By striking the proposed initiative amending the Oklahoma constitution by defining “person” as it appears in the state constitution, the court below misused Planned Parenthood v. Casey to deprive the people of Oklahoma of a power reserved them by the Tenth Amendment. Our amicus brief argues that the petition for a writ of certiorari should be granted because the petition presents a question of momentous significance to the powers reserved by the Tenth Amendment to the people. The definition of “person” in the proposed amendment is not repugnant to any provision in the U.S. Constitution, and therefore, the initiative is not outside the powers of the people reserved to them by the Tenth Amendment.

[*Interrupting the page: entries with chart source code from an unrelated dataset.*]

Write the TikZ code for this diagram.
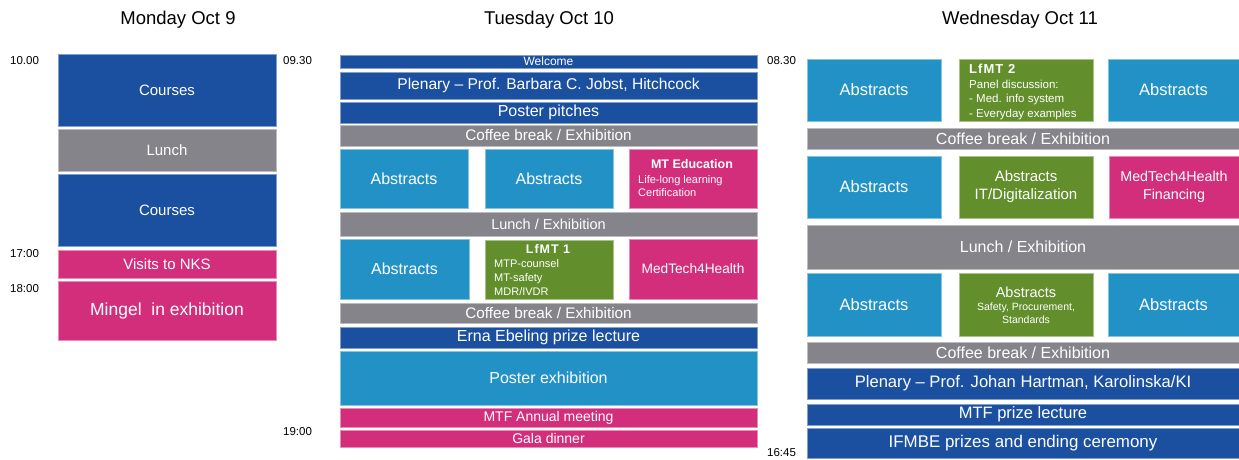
\documentclass[tikz,border=0pt]{standalone}
\usepackage{fontspec}
\setmainfont{Liberation Sans}
\definecolor{cblue}{RGB}{27,80,160}
\definecolor{cgray}{RGB}{133,132,138}
\definecolor{cpink}{RGB}{210,46,123}
\definecolor{clblue}{RGB}{34,146,198}
\definecolor{cgreen}{RGB}{98,143,44}
\newcommand\fs[1]{\fontsize{#1}{#1}\selectfont}
\begin{document}
\begin{tikzpicture}[x=1pt,y=-1pt,
  slot/.style={fill=#1, draw=#1!55!white, line width=0.8pt, inner sep=0pt, outer sep=0pt,
     anchor=north west, text=white, align=center},
  sz/.style={font=\fontsize{#1}{#1}\selectfont},
  title/.style={font=\fontsize{18.5}{22}\selectfont},
  time/.style={font=\fontsize{11.5}{13}\selectfont, anchor=west, inner sep=0pt},
  wt/.style={text=white, inner sep=0pt, anchor=base west},
  wtc/.style={text=white, inner sep=0pt, anchor=base}]
\useasboundingbox (0,0) rectangle (1239,459);
% titles
\node[title] (tmon) at (178,20) {Monday Oct 9};
\node[title] (ttue) at (549,20) {Tuesday Oct 10};
\node[title] (twed) at (1020,20) {Wednesday Oct 11};
% times
\node[time] (t1) at (10,61) {10.00};
\node[time] (t2) at (10,254) {17:00};
\node[time] (t3) at (10,289) {18:00};
\node[time] (t4) at (283,61) {09.30};
\node[time] (t5) at (283,432) {19:00};
\node[time] (t6) at (767,61) {08.30};
\node[time] (t7) at (767,453) {16:45};
% Monday
\node[slot=cblue, minimum width=218pt, minimum height=72pt, sz=15] (mc1) at (58,54) {Courses};
\node[slot=cgray, minimum width=218pt, minimum height=42pt, sz=15] (ml) at (58,129) {Lunch};
\node[slot=cblue, minimum width=218pt, minimum height=72pt, sz=15] (mc2) at (58,174) {Courses};
\node[slot=cpink, minimum width=218pt, minimum height=28pt, sz=15] (mv) at (58,250) {Visits to NKS};
\node[slot=cpink, minimum width=218pt, minimum height=59pt, sz=17.5] (mm) at (58,281) {Mingel\ \ in exhibition};
% Tuesday
\node[slot=cblue, minimum width=417pt, minimum height=13pt, sz=12] (tw) at (340,55) {Welcome};
\node[slot=cblue, minimum width=417pt, minimum height=27pt, sz=15.6] (tp) at (340,72) {Plenary -- Prof. Barbara C. Jobst, Hitchcock};
\node[slot=cblue, minimum width=417pt, minimum height=21pt, sz=16] (tpp) at (340,102) {Poster pitches};
\node[slot=cgray, minimum width=417pt, minimum height=21pt, sz=15.3] (tc1) at (340,125) {Coffee break / Exhibition};
\node[slot=clblue, minimum width=128pt, minimum height=59pt, sz=16] (ta1) at (340,149) {Abstracts};
\node[slot=clblue, minimum width=128pt, minimum height=59pt, sz=16] (ta2) at (485,149) {Abstracts};
\node[slot=cpink, minimum width=128pt, minimum height=59pt] (tmte) at (629,149) {};
\node[wtc, font=\bfseries\fs{12.5}] (tmte1) at (692,168) {MT Education};
\node[wt, font=\fs{11}] (tmte2) at (638,183) {Life-long learning};
\node[wt, font=\fs{11}] (tmte3) at (638,196) {Certification};
\node[slot=cgray, minimum width=417pt, minimum height=24pt, sz=14.5] (tl) at (340,212) {Lunch / Exhibition};
\node[slot=clblue, minimum width=129pt, minimum height=60pt, sz=16] (ta3) at (340,239) {Abstracts};
\node[slot=cgreen, minimum width=128pt, minimum height=59pt] (tlf) at (485,240) {};
\node[wtc, font=\bfseries\fs{12.5}\addfontfeature{LetterSpace=8}] (tlf1) at (548,253) {LfMT 1};
\node[wt, font=\fs{11}] (tlf2) at (494,267) {MTP-counsel};
\node[wt, font=\fs{11}] (tlf3) at (494,281) {MT-safety};
\node[wt, font=\fs{11}] (tlf4) at (494,295) {MDR/IVDR};
\node[slot=cpink, minimum width=128pt, minimum height=60pt, sz=13.7] (tmh) at (629,239) {MedTech4Health};
\node[slot=cgray, minimum width=417pt, minimum height=20pt, sz=15.3] (tc2) at (340,303) {Coffee break / Exhibition};
\node[slot=cblue, minimum width=417pt, minimum height=21pt, sz=16] (te) at (340,327) {Erna Ebeling prize lecture};
\node[slot=clblue, minimum width=417pt, minimum height=54pt, sz=16] (tpe) at (340,351) {Poster exhibition};
\node[slot=cpink, minimum width=417pt, minimum height=19pt, sz=14] (tam) at (340,408) {MTF Annual meeting};
\node[slot=cpink, minimum width=417pt, minimum height=17pt, sz=14] (tg) at (340,430) {Gala dinner};
% Wednesday
\node[slot=clblue, minimum width=134pt, minimum height=62pt, sz=16.5] (wa1) at (807,59) {Abstracts};
\node[slot=cgreen, minimum width=134pt, minimum height=62pt] (wlf) at (959,59) {};
\node[wt, font=\bfseries\fs{13}\addfontfeature{LetterSpace=8}] (wlf1) at (969,73) {LfMT 2};
\node[wt, font=\fs{11.5}] (wlf2) at (969,88) {Panel discussion:};
\node[wt, font=\fs{11.5}] (wlf3) at (969,102) {- Med. info system};
\node[wt, font=\fs{11.5}] (wlf4) at (969,117) {- Everyday examples};
\node[slot=clblue, minimum width=131pt, minimum height=62pt, sz=16.5] (wa2) at (1108,59) {Abstracts};
\node[slot=cgray, minimum width=432pt, minimum height=21pt, sz=16] (wc1) at (807,128) {Coffee break / Exhibition};
\node[slot=clblue, minimum width=134pt, minimum height=62pt, sz=16.5] (wa3) at (807,156) {Abstracts};
\node[slot=cgreen, minimum width=134pt, minimum height=62pt, font=\fontsize{15}{18}\selectfont] (wit) at (959,156) {Abstracts\\IT/Digitalization};
\node[slot=cpink, minimum width=130pt, minimum height=62pt, font=\fontsize{14.3}{18}\selectfont] (wmh) at (1109,156) {MedTech4Health\\Financing};
\node[slot=cgray, minimum width=432pt, minimum height=44pt, sz=16] (wl) at (807,225) {Lunch / Exhibition};
\node[slot=clblue, minimum width=134pt, minimum height=63pt, sz=16.5] (wa4) at (807,273) {Abstracts};
\node[slot=cgreen, minimum width=134pt, minimum height=63pt] (wsp) at (959,273) {};
\node[wtc, font=\fs{14.5}] (wsp1) at (1026,297) {Abstracts};
\node[wtc, font=\fs{10.5}] (wsp2) at (1026,310) {Safety, Procurement,};
\node[wtc, font=\fs{10.5}] (wsp3) at (1026,323) {Standards};
\node[slot=clblue, minimum width=131pt, minimum height=63pt, sz=16.5] (wa5) at (1108,273) {Abstracts};
\node[slot=cgray, minimum width=432pt, minimum height=21pt, sz=16] (wc2) at (807,342) {Coffee break / Exhibition};
\node[slot=cblue, minimum width=432pt, minimum height=31pt, sz=16.6] (wp) at (807,368) {Plenary -- Prof. Johan Hartman, Karolinska/KI};
\node[slot=cblue, minimum width=432pt, minimum height=21pt, sz=16.5] (wm) at (807,404) {MTF prize lecture};
\node[slot=cblue, minimum width=432pt, minimum height=30pt, sz=16.9] (wi) at (807,428) {IFMBE prizes and ending ceremony};
\end{tikzpicture}
\end{document}
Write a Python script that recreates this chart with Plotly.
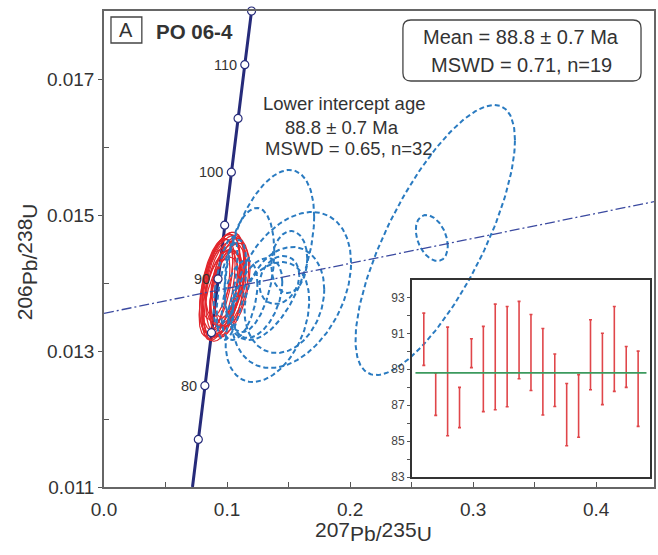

Our amicus brief also argues that the petition for a writ of certiorari should be granted because it presents an important question concerning the exercise of judicial review that cannot be settled except by the Supreme Court. The decision of the court below is based squarely upon the mistaken doctrine of judicial supremacy that the Supreme Court’s Casey decision is the supreme law of the land, and thus, legally binding upon the people of Oklahoma in the exercise of their inherent power to amend the State constitution. The Supreme Court, however, is not the final arbiter of the U.S. Constitution, in the way that the court below ruled. Rather, its decisions bind only the parties to a case. The people who constitute the government of Oklahoma remain supreme, possessing the inalienable right to propose, ratify, and amend the State constitution as they see fit, so long as the changes are not repugnant to the U.S. Constitution, as it is written, not as it is interpreted and applied in specific cases by the Supreme Court.
Our amicus brief was filed on behalf of:
Joyce Meyer Ministries (http://www.joycemeyer.org/)
Personhood Education (http://personhoodeducation.org/)
U.S. Justice Foundation (https://usjf.net/)
Institute on the Constitution (http://www.theamericanview.com/)
The Lincoln Institute for Research and Education (http://www.lincolnreview.com/)
Abraham Lincoln Foundation for Public Policy Research, Inc.
Conservative Legal Defense and Education Fund (http://www.cldef.org/)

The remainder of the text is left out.